From: Martin KaFai Lau <martin.lau@...ux.dev>
Date: Tue, 17 Oct 2023 17:54:53 -0700
> On 10/13/23 3:04 PM, Kuniyuki Iwashima wrote:
> > This patch adds a new SOCK_OPS hook to generate arbitrary SYN Cookie.
> >
> > When the kernel sends SYN Cookie to a client, the hook is invoked with
> > bpf_sock_ops.op == BPF_SOCK_OPS_GEN_SYNCOOKIE_CB if the listener has
> > BPF_SOCK_OPS_SYNCOOKIE_CB_FLAG set by bpf_sock_ops_cb_flags_set().
> >
> > The BPF program can access the following information to encode into
> > ISN:
> >
> > bpf_sock_ops.sk : 4-tuple
> > bpf_sock_ops.skb : TCP header
> > bpf_sock_ops.args[0] : MSS
> >
> > The program must encode MSS and set it to bpf_sock_ops.replylong[0],
> > which will be looped back to the paired hook added in the following
> > patch.
> >
> > Note that we do not call tcp_synq_overflow() so that the BPF program
> > can set its own expiration period.
> >
> > Signed-off-by: Kuniyuki Iwashima <kuniyu@...zon.com>
> > ---
> > include/uapi/linux/bpf.h | 18 +++++++++++++++-
> > net/ipv4/tcp_input.c | 38 +++++++++++++++++++++++++++++++++-
> > tools/include/uapi/linux/bpf.h | 18 +++++++++++++++-
> > 3 files changed, 71 insertions(+), 3 deletions(-)
> >
> > diff --git a/include/uapi/linux/bpf.h b/include/uapi/linux/bpf.h
> > index 7ba61b75bc0e..d3cc530613c0 100644
> > --- a/include/uapi/linux/bpf.h
> > +++ b/include/uapi/linux/bpf.h
> > @@ -6738,8 +6738,17 @@ enum {
> > * options first before the BPF program does.
> > */
> > BPF_SOCK_OPS_WRITE_HDR_OPT_CB_FLAG = (1<<6),
> > + /* Call bpf when the kernel generates SYN Cookie (ISN) for SYN+ACK.
> > + *
> > + * The bpf prog will be called to encode MSS into SYN Cookie with
> > + * sock_ops->op == BPF_SOCK_OPS_GEN_SYNCOOKIE_CB.
> > + *
> > + * Please refer to the comment in BPF_SOCK_OPS_GEN_SYNCOOKIE_CB for
> > + * input and output.
> > + */
> > + BPF_SOCK_OPS_SYNCOOKIE_CB_FLAG = (1<<7),
> > /* Mask of all currently supported cb flags */
> > - BPF_SOCK_OPS_ALL_CB_FLAGS = 0x7F,
> > + BPF_SOCK_OPS_ALL_CB_FLAGS = 0xFF,
> > };
> >
> > /* List of known BPF sock_ops operators.

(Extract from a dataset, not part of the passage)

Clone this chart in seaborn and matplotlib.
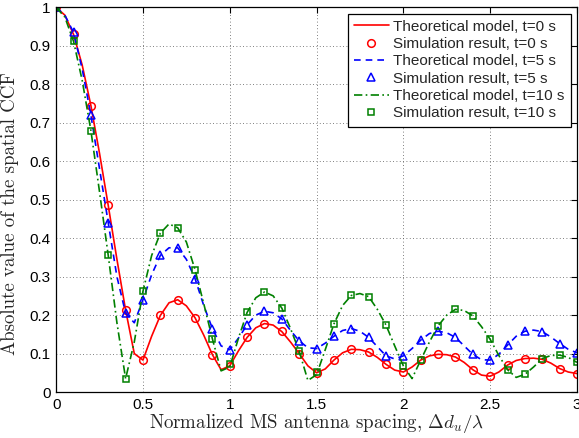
import numpy as np
import pandas as pd
import matplotlib
matplotlib.use("Agg")
import matplotlib.pyplot as plt
import seaborn as sns

# theoretical curves, sampled every 0.05
x_theory = [round(0.05 * i, 2) for i in range(61)]
theory_t0 = [1.0, 0.98, 0.93, 0.85, 0.745, 0.62, 0.485, 0.345, 0.213, 0.1, 0.083, 0.145,
             0.199, 0.232, 0.24, 0.224, 0.193, 0.148, 0.097, 0.058, 0.068, 0.107, 0.142, 0.167,
             0.178, 0.174, 0.157, 0.13, 0.1, 0.068, 0.05, 0.06, 0.083, 0.102, 0.111, 0.11,
             0.104, 0.09, 0.072, 0.057, 0.052, 0.065, 0.083, 0.094, 0.098, 0.097, 0.091, 0.077,
             0.058, 0.044, 0.041, 0.052, 0.07, 0.082, 0.087, 0.088, 0.085, 0.075, 0.061, 0.052, 0.048]
theory_t5 = [1.0, 0.98, 0.935, 0.84, 0.72, 0.58, 0.44, 0.3, 0.205, 0.18, 0.24, 0.305,
             0.355, 0.375, 0.375, 0.345, 0.295, 0.225, 0.165, 0.12, 0.11, 0.14, 0.175, 0.2,
             0.21, 0.206, 0.19, 0.16, 0.133, 0.115, 0.113, 0.127, 0.145, 0.16, 0.165, 0.158,
             0.142, 0.118, 0.094, 0.086, 0.094, 0.113, 0.135, 0.152, 0.158, 0.154, 0.142, 0.12,
             0.098, 0.084, 0.083, 0.098, 0.122, 0.145, 0.158, 0.161, 0.157, 0.143, 0.126, 0.111, 0.102]
theory_t10 = [1.0, 0.975, 0.912, 0.81, 0.68, 0.52, 0.355, 0.18, 0.035, 0.13, 0.262, 0.355,
              0.413, 0.437, 0.427, 0.39, 0.318, 0.23, 0.138, 0.055, 0.065, 0.14, 0.207, 0.245,
              0.26, 0.25, 0.218, 0.165, 0.106, 0.03, 0.045, 0.11, 0.177, 0.225, 0.251, 0.256,
              0.248, 0.215, 0.174, 0.12, 0.068, 0.035, 0.083, 0.13, 0.172, 0.2, 0.215, 0.212,
              0.198, 0.17, 0.137, 0.095, 0.058, 0.038, 0.046, 0.065, 0.087, 0.095, 0.096, 0.09, 0.077]

# simulation points, every 0.1
x_sim = [round(0.1 * i, 1) for i in range(31)]
sim_t0 = [1.0, 0.93, 0.745, 0.485, 0.213, 0.083, 0.199, 0.24, 0.193, 0.097, 0.068, 0.142,
          0.178, 0.158, 0.1, 0.05, 0.083, 0.111, 0.104, 0.072, 0.052, 0.083, 0.098, 0.091,
          0.058, 0.041, 0.07, 0.087, 0.085, 0.061, 0.048]
sim_t5 = [1.0, 0.935, 0.72, 0.44, 0.205, 0.24, 0.355, 0.375, 0.295, 0.165, 0.11, 0.175,
          0.21, 0.19, 0.133, 0.113, 0.145, 0.165, 0.142, 0.094, 0.094, 0.135, 0.158, 0.142,
          0.098, 0.083, 0.122, 0.158, 0.157, 0.126, 0.102]
sim_t10 = [1.0, 0.912, 0.68, 0.355, 0.035, 0.262, 0.413, 0.427, 0.318, 0.138, 0.072, 0.207,
           0.26, 0.219, 0.106, 0.051, 0.177, 0.251, 0.248, 0.174, 0.068, 0.083, 0.172, 0.215,
           0.198, 0.137, 0.058, 0.046, 0.087, 0.096, 0.077]

sns.set_style("white")
plt.rcParams['font.family'] = ['Liberation Sans', 'DejaVu Sans']
plt.rcParams['mathtext.fontset'] = 'cm'

fig, ax = plt.subplots(figsize=(5.79, 4.38), dpi=100)
fig.subplots_adjust(left=0.097, right=0.9965, top=0.983, bottom=0.105)

red, blue, green = (1, 0, 0), (0, 0, 1), (0, 0.5, 0)
series = [
    ("0", theory_t0, sim_t0, red, "-", "o", 5.5),
    ("5", theory_t5, sim_t5, blue, (0, (4, 3)), "^", 6.0),
    ("10", theory_t10, sim_t10, green, (0, (5, 2, 1, 2)), "s", 4.5),
]
for t, th, sim, c, ls, mk, ms in series:
    sns.lineplot(x=x_theory, y=th, ax=ax, color=c, linestyle=ls, linewidth=1.2,
                 label="Theoretical model, t=%s s" % t)
    sns.lineplot(x=x_sim, y=sim, ax=ax, color=c, linestyle="", marker=mk, markersize=ms,
                 markerfacecolor="none", markeredgecolor=c, markeredgewidth=1.1,
                 label="Simulation result, t=%s s" % t)

ax.set_xlim(0, 3)
ax.set_ylim(0, 1)
ax.set_xticks([0, 0.5, 1, 1.5, 2, 2.5, 3])
ax.set_xticklabels(["0", "0.5", "1", "1.5", "2", "2.5", "3"])
ax.set_yticks(np.arange(0, 1.01, 0.1))
ax.set_yticklabels(["0", "0.1", "0.2", "0.3", "0.4", "0.5", "0.6", "0.7", "0.8", "0.9", "1"])
ax.tick_params(direction="in", length=4, width=0.8, top=True, right=True,
               labelsize=11, pad=4, colors="black")
ax.grid(True, linestyle=(0, (1, 3)), color="#555555", linewidth=0.6)
for sp in ax.spines.values():
    sp.set_color("black")
    sp.set_linewidth(0.9)

ax.set_xlabel(r"Normalized MS antenna spacing, $\Delta d_u/\lambda$",
              family="cmr10", fontsize=13.6, labelpad=0)
ax.set_ylabel("Absolute value of the spatial CCF", family="cmr10", fontsize=13.6)
ax.yaxis.set_label_coords(-0.072, 0.465)

leg = ax.legend(loc="upper right", fontsize=11, frameon=True, fancybox=False,
                edgecolor="black", framealpha=1, handlelength=2.3, handletextpad=0.3,
                labelspacing=0.22, borderpad=0.4, borderaxespad=0.4)
leg.get_frame().set_linewidth(0.9)

fig.savefig("out.png", dpi=100)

> > @@ -6852,6 +6861,13 @@ enum {
> > * by the kernel or the
> > * earlier bpf-progs.
> > */
> > + BPF_SOCK_OPS_GEN_SYNCOOKIE_CB, /* Generate SYN Cookie (ISN of
> > + * SYN+ACK).
> > + *
> > + * args[0]: MSS
> > + *
> > + * replylong[0]: ISN
> > + */
> > };
> >
> > /* List of TCP states. There is a build check in net/ipv4/tcp.c to detect
> > diff --git a/net/ipv4/tcp_input.c b/net/ipv4/tcp_input.c
> > index 584825ddd0a0..c86a737e4fe6 100644
> > --- a/net/ipv4/tcp_input.c
> > +++ b/net/ipv4/tcp_input.c
> > @@ -6966,6 +6966,37 @@ u16 tcp_get_syncookie_mss(struct request_sock_ops *rsk_ops,
> > }
> > EXPORT_SYMBOL_GPL(tcp_get_syncookie_mss);
> >
> > +#if IS_ENABLED(CONFIG_CGROUP_BPF) && IS_ENABLED(CONFIG_SYN_COOKIES)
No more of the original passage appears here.